我有一个343行的数据集,其中只包含一个URL到(343)个托管Google Earth KMZ shapefile的网站,我必须下载。我有一个用R写的for循环,除了网站有点不可靠,经常提供“502坏网关错误”,所以当R循环遇到这个错误时,它崩溃并停止。所以我无法下载我需要的343个shapefile中的29个以上,因为错误非常频繁。你知道是否有一种方法可以强制R刷新网站,直到它工作(不再收到错误)并成功下载所需的shapefile,而不会跳过链接?
我在这里附上代码,包括我使用的包:

loadandinstall <- function(mypkg) {if (!is.element(mypkg, installed.packages()[,1])){
  install.packages(mypkg, repos="http://cran.r-project.org")}; library(mypkg, character.only=TRUE)}

loadandinstall("stringr")
loadandinstall("rvest")
loadandinstall("XML")
loadandinstall("maptools")
loadandinstall("rgeos")
loadandinstall("rgdal")
loadandinstall("foreign")
loadandinstall("raster")
loadandinstall("sp")
loadandinstall("parallel")
loadandinstall("snow")

#Reads in the CSV with my 343 websites (embedded Google Maps spatial location data)
urlstring<-read.csv(str_c(basedir,"AllPlantingLocationData_WebsiteSource_2019.csv"),header=TRUE,colClasses=c("character","character","character"))[,1]

#Create empty character vector
gurls<-read.csv(str_c(basedir,"AllPlantingLocationData_WebsiteSource_2019.csv"),header=TRUE,colClasses=c("character","character","character"))[,2]

#Create vector of file names for downloaded kmls
names<-read.csv(str_c(basedir,"AllPlantingLocationData_WebsiteSource_2019.csv"),header=TRUE,colClasses=c("character","character","character"))[,3]

for(i in 1:length(urlstring)){

  #Get the website source html code and convert to searchable list
  t<-as.list(readLines(urlstring[i]))
  
  #Locate the Google Maps URL within the source code
  m<-unlist(t[which(!is.na(str_locate(t,"<iframe src=")[,1]))])
  
  #Remove extra characters surrounding the Google Maps URL
  gurl<-unlist(strsplit(substring(str_c(m),14,nchar(m))," "))[1]
  gurl<-substring(gurl,1,nchar(gurl)-1)
  
  #Replace the "embed" command within the Google Maps URL to a "kml" command, to create a download trigger URL
  gurls[i]<-str_c(gsub("embed","kml",gurl))
  
  #Download file
  browseURL(gurls[i])
  
  #Extract relevant file name into the new database
  Sys.sleep(10) ### Leave the newest file enough time to download ###
  tmpshot <- fileSnapshot("/Users/badiskhiari/Downloads/")
  names[i]<-rownames(tmpshot$info[which.max(tmpshot$info$mtime),])
  
  print(str_c("URL ",i," complete!!"))
  
}

字符串

yh2wf1be

yh2wf1be1#

使用httr2进行下载时,可以使用httr2::req_retry()控制请求重试策略。

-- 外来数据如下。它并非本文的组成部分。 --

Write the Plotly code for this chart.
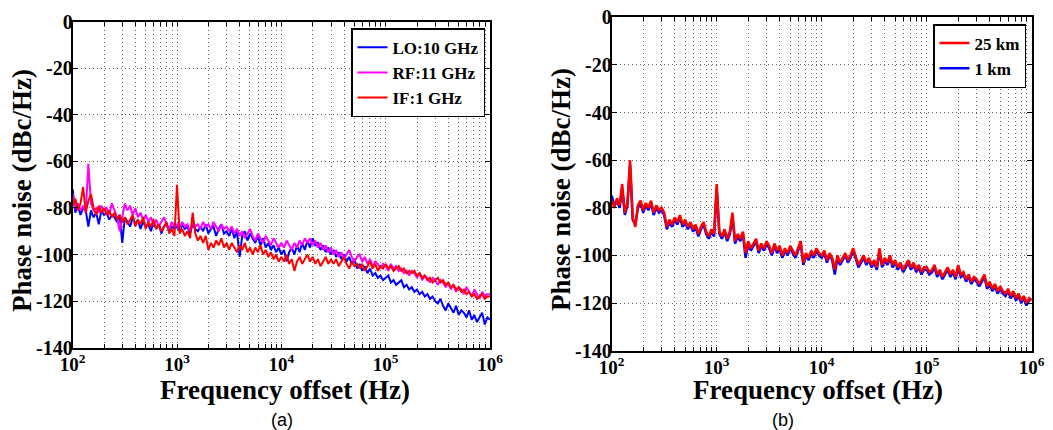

剩下的只是做一个工作示例:

library(rvest)
library(httr2)
library(stringr)
library(purrr)
library(dplyr)
library(cli)

# test urls
urls <- c("https://ngp.denr.gov.ph/index.php?option=com_content&view=article&id=1721&catid=10&Itemid=101",
          "https://ngp.denr.gov.ph/index.php?option=com_content&view=article&id=370&catid=10&Itemid=101",
          "https://ngp.denr.gov.ph/index.php?option=com_content&view=article&id=704&catid=10&Itemid=101")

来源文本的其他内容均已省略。